Accuracy and Confidence At Scale
One of the less discussed benefits of legal workflow automation is accuracy. Manual processes introduce variation, as different lawyers capture information differently. Key steps may be missed when workloads spike, whereas automation embeds best practice into the process itself.For example, automated checklists ensure that regulatory steps are completed before advice is issued.
Conditional logic can surface jurisdiction specific requirements and standardised outputs, reducing the risk of inconsistent messaging to the business.
This consistency builds trust. When stakeholders know that legal processes are reliable and transparent, engagement improves. Legal is seen less as a blocker and more as a partner.
Freeing Capacity for Strategic Work
The strongest case for automation is not efficiency in isolation, but what that efficiency enables. When routine work is streamlined, legal teams can invest time in higher value activity.
This might include earlier involvement in product development, more proactive risk horizon scanning or deeper collaboration with compliance, privacy or procurement. These are the areas where in-house legal adds distinctive value, yet they are often squeezed out by volume work.
Automation creates space. It also provides the data needed to demonstrate that value. Metrics drawn from automated systems support more informed conversations with finance and leadership about resourcing and priorities.

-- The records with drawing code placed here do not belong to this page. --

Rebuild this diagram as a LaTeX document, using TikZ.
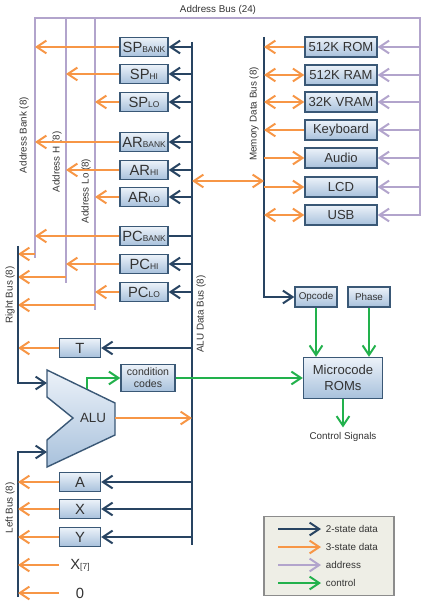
\documentclass[tikz,border=0pt]{standalone}
\usepackage{fontspec}
\setmainfont{Liberation Sans}
\usetikzlibrary{arrows.meta}
\definecolor{dblue}{RGB}{40,68,98}
\definecolor{orng}{RGB}{247,150,70}
\definecolor{lav}{RGB}{178,164,204}
\definecolor{grn}{RGB}{34,177,76}
\definecolor{boxtop}{RGB}{236,242,249}
\definecolor{boxbot}{RGB}{168,193,220}
\definecolor{boxline}{RGB}{58,88,118}
\definecolor{keyfill}{RGB}{238,238,230}
\newcommand\rsub[1]{{\fontsize{6}{6}\selectfont #1}}
\begin{document}
\begin{tikzpicture}[x=0.025cm,y=-0.025cm,>={Straight Barb[length=2.4mm,width=3.2mm]},
 font=\fontsize{7}{8}\selectfont,text=black!80,
 box/.style={draw=boxline,line width=1pt,top color=boxtop,bottom color=boxbot,inner sep=1pt},
 reg/.style={box,minimum width=1.2cm,minimum height=0.475cm,font=\fontsize{10.5}{11}\selectfont},
 mem/.style={box,minimum width=1.8cm,minimum height=0.5cm,font=\fontsize{9.3}{10}\selectfont},
 small/.style={box,minimum width=1.025cm,minimum height=0.475cm,font=\fontsize{10.5}{11}\selectfont},
 lbl/.style={minimum width=1.025cm,inner sep=1pt,font=\fontsize{10.5}{11}\selectfont},
 buslbl/.style={rotate=90,font=\fontsize{7}{8}\selectfont},
 twostate/.style={color=dblue,line width=1.4pt},
 threestate/.style={color=orng,line width=1.4pt},
 addr/.style={color=lav,line width=1.4pt},
 ctrl/.style={color=grn,line width=1.4pt}]
\useasboundingbox (0,0) rectangle (434,609);
\coordinate (abT) at (35,18);
\coordinate (abR) at (35,254);
\coordinate (abB) at (35,258);
\coordinate (ahT) at (66,18);
\coordinate (ahR) at (66,277);
\coordinate (ahB) at (66,283);
\coordinate (alT) at (95,18);
\coordinate (alR) at (95,305);
\coordinate (alB) at (95,310);
\coordinate (arT) at (420,18);
\coordinate (arB) at (420,216);
\coordinate (dbT) at (192,42);
\coordinate (dbB) at (192,545);
\coordinate (mbT) at (264,37);
\coordinate (xfer) at (192,181);
\coordinate (rbT) at (18,246);
\coordinate (rbB) at (18,383);
\coordinate (lbT) at (18,452);
\coordinate (lbB) at (18,597);
\coordinate (aluIn1) at (47,383);
\coordinate (aluIn2) at (47,452);
\coordinate (aluR) at (115,418);
\coordinate (aluCC) at (87,389);
\node at (218,10) {Address Bus (24)};
\node[buslbl] at (24,135) {Address Bank (8)};
\node[buslbl] at (57,162) {Address H (8)};
\node[buslbl] at (86,191) {Address Lo (8)};
\node[buslbl] at (254,114) {Memory Data Bus (8)};
\node[buslbl] at (201,314) {ALU Data Bus (8)};
\node[buslbl] at (10,295) {Right Bus (8)};
\node[buslbl] at (10,508) {Left Bus (8)};
\draw[addr] (abB) -- (abT) -- (arT) -- (arB);
\draw[addr] (ahT) -- (ahB);
\draw[addr] (alT) -- (alB);
\draw[twostate] (dbT) -- (dbB);
\node[reg] (spbank) at (144,47) {SP\rsub{BANK}};
\node[reg] (sphi) at (144,74) {SP\rsub{HI}};
\node[reg] (splo) at (144,102) {SP\rsub{LO}};
\node[reg] (arbank) at (144,142) {AR\rsub{BANK}};
\node[reg] (arhi) at (144,170) {AR\rsub{HI}};
\node[reg] (arlo) at (144,197) {AR\rsub{LO}};
\node[reg] (pcbank) at (144,236) {PC\rsub{BANK}};
\node[reg] (pchi) at (144,264) {PC\rsub{HI}};
\node[reg] (pclo) at (144,292) {PC\rsub{LO}};
\draw[twostate,->] (spbank.east -| dbT) -- (spbank.east);
\draw[twostate,->] (sphi.east -| dbT) -- (sphi.east);
\draw[twostate,->] (splo.east -| dbT) -- (splo.east);
\draw[twostate,->] (arbank.east -| dbT) -- (arbank.east);
\draw[twostate,->] (arhi.east -| dbT) -- (arhi.east);
\draw[twostate,->] (arlo.east -| dbT) -- (arlo.east);
\draw[twostate] (pcbank.east -| dbT) -- (pcbank.east);
\draw[twostate,->] (pchi.east -| dbT) -- (pchi.east);
\draw[twostate,->] (pclo.east -| dbT) -- (pclo.east);
\draw[threestate,->] (spbank.west) -- (spbank.west -| abT);
\draw[threestate,->] (sphi.west) -- (sphi.west -| ahT);
\draw[threestate,->] (splo.west) -- (splo.west -| alT);
\draw[threestate,->] (arbank.west) -- (arbank.west -| abT);
\draw[threestate,->] (arhi.west) -- (arhi.west -| ahT);
\draw[threestate,->] (arlo.west) -- (arlo.west -| alT);
\draw[threestate,->] (pcbank.west) -- (pcbank.west -| abT);
\draw[threestate,->] (pchi.west) -- (pchi.west -| ahT);
\draw[threestate,->] (pclo.west) -- (pclo.west -| alT);
\node[mem] (rom) at (341,47) {512K ROM};
\node[mem] (ram) at (341,75) {512K RAM};
\node[mem] (vram) at (341,102) {32K VRAM};
\node[mem] (kbd) at (341,130) {Keyboard};
\node[mem] (audio) at (341,158) {Audio};
\node[mem] (lcd) at (341,187) {LCD};
\node[mem] (usb) at (341,215) {USB};
\node[box,minimum width=1.05cm,minimum height=0.5cm] (opcode) at (316,297) {Opcode};
\node[box,minimum width=1.05cm,minimum height=0.5cm] (phase) at (369,297) {Phase};
\draw[twostate,->] (mbT) |- (opcode.west);
\draw[threestate,->] (rom.west) -- (rom.west -| mbT);
\draw[threestate,<->] (ram.west -| mbT) -- (ram.west);
\draw[threestate,<->] (vram.west -| mbT) -- (vram.west);
\draw[threestate,->] (kbd.west) -- (kbd.west -| mbT);
\draw[threestate,->] (audio.west -| mbT) -- (audio.west);
\draw[threestate,->] (lcd.west -| mbT) -- (lcd.west);
\draw[threestate,<->] (usb.west -| mbT) -- (usb.west);
\draw[threestate,<->] (xfer) -- (xfer -| mbT);
\draw[addr,->] (rom.east -| arT) -- (rom.east);
\draw[addr,->] (ram.east -| arT) -- (ram.east);
\draw[addr,->] (vram.east -| arT) -- (vram.east);
\draw[addr,->] (kbd.east -| arT) -- (kbd.east);
\draw[addr,->] (audio.east -| arT) -- (audio.east);
\draw[addr,->] (lcd.east -| arT) -- (lcd.east);
\draw[addr,->] (usb.east -| arT) -- (usb.east);
\draw[threestate,->] (abR) -- (abR -| rbT);
\draw[threestate,->] (ahR) -- (ahR -| rbT);
\draw[threestate,->] (alR) -- (alR -| rbT);
\node[small] (t) at (80,348) {T};
\draw[twostate,->] (t.east -| dbT) -- (t.east);
\draw[threestate,->] (t.west) -- (t.west -| rbT);
\draw[twostate,->] (rbT) -- (rbB) -- (aluIn1);
\draw[twostate,->] (lbB) -- (lbT) -- (aluIn2);
\draw[boxline,line width=1pt,top color=boxtop,bottom color=boxbot] (47,370) -- (115,403) -- (115,435) -- (47,467) -- (47,440) -- (73,418) -- (47,397) -- cycle;
\node[font=\fontsize{9.5}{10}\selectfont] (alu) at (93,418) {ALU};
\draw[threestate,->] (aluR) -- (aluR -| dbT);
\node[box,minimum width=1.35cm,minimum height=0.675cm,align=center,font=\fontsize{7.5}{8.5}\selectfont] (cc) at (148,378) {condition\\codes};
\node[box,minimum width=1.975cm,minimum height=1.025cm,align=center,font=\fontsize{9.3}{11}\selectfont] (mrom) at (343,378) {Microcode\\ROMs};
\node (ctl) at (343,437) {Control Signals};
\draw[ctrl,->] (aluCC) |- (cc.west);
\draw[ctrl,->] (cc.east) -- (mrom.west);
\draw[ctrl,->] (opcode.south) -- (opcode.south |- mrom.north);
\draw[ctrl,->] (phase.south) -- (phase.south |- mrom.north);
\draw[ctrl,->] (mrom.south) -- (ctl.north);
\node[small] (a) at (80,482) {A};
\node[small] (x) at (80,509) {X};
\node[small] (y) at (80,537) {Y};
\node[lbl] (x7) at (80,565) {X\rsub{[7]}};
\node[lbl] (zero) at (80,593) {0};
\draw[twostate,->] (a.east -| dbT) -- (a.east);
\draw[twostate,->] (x.east -| dbT) -- (x.east);
\draw[twostate,->] (y.east -| dbT) -- (y.east);
\draw[threestate,->] (a.west) -- (a.west -| lbT);
\draw[threestate,->] (x.west) -- (x.west -| lbT);
\draw[threestate,->] (y.west) -- (y.west -| lbT);
\draw[threestate,->] (x7.west) -- (x7.west -| lbT);
\draw[threestate,->] (zero.west) -- (zero.west -| lbT);
\node[draw=black!45,fill=keyfill,line width=0.8pt,minimum width=3.25cm,minimum height=1.975cm] (key) at (329,556) {};
\coordinate (k1s) at (278,529);
\coordinate (k2s) at (278,547);
\coordinate (k3s) at (278,565);
\coordinate (k4s) at (278,583);
\node[anchor=west] (k1) at (321,529) {2-state data};
\node[anchor=west] (k2) at (321,547) {3-state data};
\node[anchor=west] (k3) at (321,565) {address};
\node[anchor=west] (k4) at (321,583) {control};
\draw[twostate,->] (k1s) -- (k1.west);
\draw[threestate,->] (k2s) -- (k2.west);
\draw[addr,->] (k3s) -- (k3.west);
\draw[ctrl,->] (k4s) -- (k4.west);
\end{tikzpicture}
\end{document}
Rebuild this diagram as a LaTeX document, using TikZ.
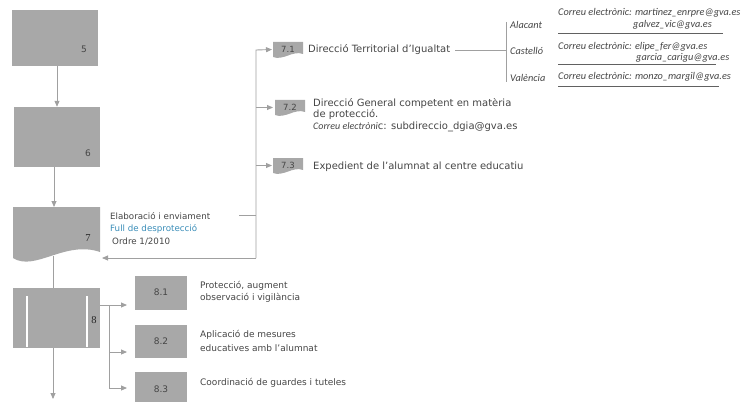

Starting Small and Scaling Sensibly
Legal automation does not require a wholesale technology overhaul. Many successful programmes start with a single workflow. The key is to focus on a process that is repetitive, high volume and clearly defined.
Legal operations plays a critical role here. Mapping the current processes, identifying pain points and agreeing on success measures. Automation should simplify, not simply digitise inefficiency. Process improvement comes first, then technology follows.
Change management also matters. Lawyers need to trust the tools they use. Clear communication, training and visible quick wins help build momentum.
A Shift in Mindset
Ultimately, automation is as much cultural as technical. It requires a shift from individual ways of working to shared processes. From bespoke responses to standardised solutions where appropriate.
For in-house legal teams, this is a strategic opportunity. Legal technology is no longer just about keeping up, it is about shaping how legal services are delivered within the organisation.
Doing more with less is the reality, and doing it better is the ambition. Legal automation, thoughtfully applied, makes both possible.